Working on innovating ways to bring affordability into the handmade market, Moreau says his background in conservation and resource management informs the day-to-day production practices of the business. For instance, Wicks Forge buys steel in standard 20-foot lengths, cut down to workable 40-inch lengths to use for forging pieces. As the metal gets shorter and shorter, the shop is left with cut-offs that are anywhere from a few inches to a foot long.

“Very few blacksmith shops do the same amount of production we do, and we end up with thousands of cut-offs each year, which we save and organize by size and type,” he says. “Over the years, I’ve designed specific products, like different leaf-design clothing hooks, to utilize those cut-offs, which minimizes our generated waste, reduces our material costs, and increases our revenue.
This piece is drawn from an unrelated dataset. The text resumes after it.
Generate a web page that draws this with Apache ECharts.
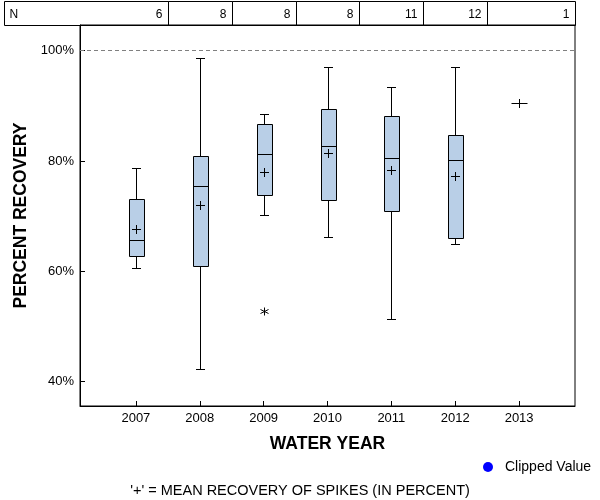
<!DOCTYPE html>
<html>
<head>
<meta charset="utf-8">
<script src="https://cdn.jsdelivr.net/npm/echarts@6/dist/echarts.min.js"></script>
<style>html,body{margin:0;padding:0;background:#fff}#c{width:600px;height:500px}</style>
</head>
<body>
<div id="c"></div>
<script>
// ---- data ----
const years       = [2007, 2008, 2009, 2010, 2011, 2012, 2013];
const nCounts     = [6, 8, 8, 8, 11, 12, 1];
const whiskerLow  = [60.7, 42.3, 70.3, 66.2, 51.4, 65.0, null];
const q1          = [62.7, 60.9, 73.8, 72.9, 70.9, 66.0, null];
const medians     = [65.6, 75.4, 81.2, 82.7, 80.5, 80.2, null];
const q3          = [73.2, 80.9, 86.7, 89.4, 88.1, 84.7, null];
const whiskerHigh = [78.7, 98.6, 88.5, 97.0, 93.4, 97.0, null];
const means       = [67.7, 72.0, 78.1, 81.5, 78.4, 77.2, 90.6];
const outlierYears  = [2009];
const outlierValues = [52.9];
const yTicks      = [40, 60, 80, 100];
const refLine     = 100;
const xTitle = 'WATER YEAR';
const yTitle = 'PERCENT RECOVERY';
const footer = "'+' = MEAN RECOVERY OF SPIKES (IN PERCENT)";
const legendName = 'Clipped Value';

// ---- layout ----
const FONT = 'Liberation Sans, Arial, Helvetica, sans-serif';
const X_MIN = years[0] - 0.875, X_MAX = years[years.length - 1] + 0.875;
const plotLeft = 80, plotRight = 575, tableLeft = 4;
const pxPerYear = (plotRight - plotLeft) / (X_MAX - X_MIN);
const TABLE_MIN = X_MAX - (plotRight - tableLeft) / pxPerYear;

const boxData = [], meanData = [], singleData = [], tableData = [];
years.forEach((y, i) => {
  tableData.push([y, nCounts[i]]);
  if (nCounts[i] > 1) {
    boxData.push([y, whiskerLow[i], q1[i], medians[i], q3[i], whiskerHigh[i]]);
    meanData.push([y, means[i]]);
  } else {
    singleData.push([y, means[i]]);
  }
});
const outlierData = outlierYears.map((y, i) => [y, outlierValues[i]]);

const H = v => Math.round(v) + 0.5;
const LS = {stroke: '#000', lineWidth: 1};
function line(x1, y1, x2, y2) {
  return {type: 'line', shape: {x1, y1, x2, y2}, style: LS};
}

function renderBox(params, api) {
  const x = api.value(0);
  const lo = api.coord([x, api.value(1)]);
  const b1 = api.coord([x, api.value(2)]);
  const md = api.coord([x, api.value(3)]);
  const b3 = api.coord([x, api.value(4)]);
  const hi = api.coord([x, api.value(5)]);
  const cx = H(lo[0]);
  const bw = 15, cw = 9;
  const yl = H(lo[1]), y1 = H(b1[1]), ym = H(md[1]), y3 = H(b3[1]), yh = H(hi[1]);
  return {type: 'group', children: [
    line(cx, yh, cx, y3),
    line(cx, y1, cx, yl),
    line(cx - cw / 2, yh, cx + cw / 2, yh),
    line(cx - cw / 2, yl, cx + cw / 2, yl),
    {type: 'rect', shape: {x: Math.round(cx - bw / 2) + 0.5, y: y3, width: bw, height: y1 - y3},
     style: {fill: '#B9CFE7', stroke: '#000', lineWidth: 1}},
    line(Math.round(cx - bw / 2) + 0.5, ym, Math.round(cx - bw / 2) + 0.5 + bw, ym)
  ]};
}
function plusRenderer(hw, hh) {
  return function (params, api) {
    const p = api.coord([api.value(0), api.value(1)]);
    const cx = H(p[0]), cy = H(p[1]);
    return {type: 'group', children: [
      line(cx - hw, cy, cx + hw, cy),
      line(cx, cy - hh, cx, cy + hh)
    ]};
  };
}
function renderStar(params, api) {
  const p = api.coord([api.value(0), api.value(1)]);
  const cx = H(p[0]), cy = H(p[1]);
  return {type: 'group', children: [
    line(cx, cy - 4, cx, cy + 4),
    line(cx - 4, cy - 2, cx + 4, cy + 2),
    line(cx - 4, cy + 2, cx + 4, cy - 2)
  ]};
}
function renderCell(params, api) {
  const cs = params.coordSys;
  const yr = api.value(0);
  const i = params.dataIndex;
  const isFirst = i === 0, isLast = i === tableData.length - 1;
  const l = isFirst ? cs.x : api.coord([yr - 0.5, 0])[0];
  const r = isLast ? cs.x + cs.width : api.coord([yr + 0.5, 0])[0];
  const t = cs.y, b = cs.y + cs.height;
  const L = Math.round(l) + 0.5, R = Math.round(r) + 0.5, T = Math.round(t) + 0.5, B = Math.round(b) + 0.5;
  const children = [
    {type: 'rect', shape: {x: L, y: T, width: R - L, height: B - T}, style: {fill: null, stroke: '#000', lineWidth: 1}},
    {type: 'text', style: {text: String(api.value(1)), x: R - 6, y: (T + B) / 2 + 1, align: 'right', verticalAlign: 'middle',
      fontSize: 12, fontFamily: FONT, fill: '#000'}}
  ];
  if (isFirst) {
    children.push({type: 'text', style: {text: 'N', x: L + 5, y: (T + B) / 2 + 1, align: 'left', verticalAlign: 'middle',
      fontSize: 12, fontFamily: FONT, fill: '#000'}});
  }
  return {type: 'group', children};
}

const chart = echarts.init(document.getElementById('c'), null, {renderer: 'canvas'});
chart.setOption({
  animation: false,
  backgroundColor: '#fff',
  textStyle: {fontFamily: FONT},
  title: {text: footer, left: 'center', top: 483, padding: 0,
    textStyle: {fontSize: 14.5, fontWeight: 'normal', color: '#000', fontFamily: FONT}},
  legend: {data: [legendName], left: 483, top: 460, padding: 0, itemWidth: 10, itemHeight: 10, icon: 'circle',
    itemStyle: {color: '#0000FF', opacity: 1},
    textStyle: {fontSize: 14, color: '#000', fontFamily: FONT, padding: [0, 0, 0, 7]}},
  grid: [
    {left: plotLeft, right: 600 - plotRight, top: 25, bottom: 94, show: true, borderColor: '#000', borderWidth: 1},
    {left: tableLeft, right: 600 - plotRight, top: 1, height: 24, show: false}
  ],
  xAxis: [
    {type: 'value', gridIndex: 0, min: X_MIN, max: X_MAX, splitLine: {show: false},
      axisLine: {show: true, lineStyle: {color: '#000'}},
      axisTick: {show: true, inside: true, length: 5, customValues: years, lineStyle: {color: '#000'}},
      axisLabel: {customValues: years, formatter: v => String(v), color: '#000', fontSize: 13, margin: 6, fontFamily: FONT},
      name: xTitle, nameLocation: 'middle', nameGap: 29,
      nameTextStyle: {fontWeight: 'bold', fontSize: 17.5, color: '#000', fontFamily: FONT}},
    {type: 'value', gridIndex: 1, min: TABLE_MIN, max: X_MAX, show: false}
  ],
  yAxis: [
    {type: 'value', gridIndex: 0, min: 35.6, max: 104.66, splitLine: {show: false},
      axisLine: {show: true, lineStyle: {color: '#000'}},
      axisTick: {show: true, inside: true, length: 5, customValues: yTicks, lineStyle: {color: '#000'}},
      axisLabel: {customValues: yTicks, formatter: v => v + '%', color: '#000', fontSize: 13, margin: 6, fontFamily: FONT},
      name: yTitle, nameLocation: 'middle', nameGap: 44,
      nameTextStyle: {fontWeight: 'bold', fontSize: 17.5, color: '#000', fontFamily: FONT}},
    {type: 'value', gridIndex: 1, min: 0, max: 1, show: false}
  ],
  series: [
    {type: 'custom', xAxisIndex: 0, yAxisIndex: 0, data: boxData, renderItem: renderBox, clip: false,
      markLine: {silent: true, symbol: ['none', 'none'], label: {show: false},
        lineStyle: {color: '#808080', type: [4, 3], width: 1}, data: [{yAxis: refLine}]}},
    {type: 'custom', xAxisIndex: 0, yAxisIndex: 0, data: meanData, renderItem: plusRenderer(4.5, 4.5), z: 3},
    {type: 'custom', xAxisIndex: 0, yAxisIndex: 0, data: singleData, renderItem: plusRenderer(8, 4.5), z: 3},
    {type: 'custom', xAxisIndex: 0, yAxisIndex: 0, data: outlierData, renderItem: renderStar, z: 3},
    {type: 'custom', xAxisIndex: 1, yAxisIndex: 1, data: tableData, renderItem: renderCell, clip: false},
    {type: 'scatter', name: legendName, data: [], itemStyle: {color: '#0000FF', opacity: 1}}
  ]
});
</script>
</body>
</html>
It’s a simple example but highlights the governing approach to our business.” 

Descended from three generations of metalworkers, including a great-great-grandfather who worked on the Statue of Liberty, Moreau sees blacksmithing as a homecoming. After his Edinburgh apprenticeship with Jim Whitson, Moreau returned home to Connecticut and initially set up shop in his grandparent’s garage, using tools passed down for generations, including his great-grandfather’s anvil.

“I remember as a kid poking around the garage feeling like an archeologist with no idea about what I just unearthed. But now, rather than strange artifacts, the tools hold meaning and purpose.”

Collective wisdom

In 2016, he reestablished his growing business in Pownal, Maine, housed in what he calls the “Goblin Workshop”—a cobbled-together mix of old and modern tools in a 20×40-foot section of a horse barn—and acquired a small team there to learn the foundational skills needed to support modern blacksmithing as a maintainable trade. 

Because he doesn’t believe anyone should work for free, Wicks Forge functions less like a conventional apprentice system and more like a craftsmanship collective, driven by Moreau’s spirit of camaraderie. “I don’t think there should be barriers to entry,” he says, “and over a dozen people have worked in my shop as part of my team with no prior experience. And I don’t look at credentials—only character. Are they going to burn the shop down? Are they going to be annoying to work with?”

Moreau would like to see blacksmithing become a relatively ordinary trade again, and designed a product line that is essentially a beginner course—tasks that help workers develop their skills while still contributing to the business.

“In fact, one of the things I’m proudest of is teaching young people foundational blacksmith knowledge which they can use here, or eventually in their own shop,” he says.

In the fall of 2023, Moreau and a friend bought a 75-acre farm in Salem, New York, where he now works and lives, sharing property space with several transported Maine employees who built tiny houses, starting with beat-up Craigslist-acquired trailers that they welded back together and then framed using lumber from trees they cut down and milled themselves.

“The houses run on solar and have water-collection systems, allowing them to live cheaply and comfortably while saving, maybe eventually moving the houses to their own land and even opening their own businesses,” he says. “As for me, relocating just gets harder. I’ve got probably 100,000 pounds of tools and equipment now, so I hope I never have to move again.”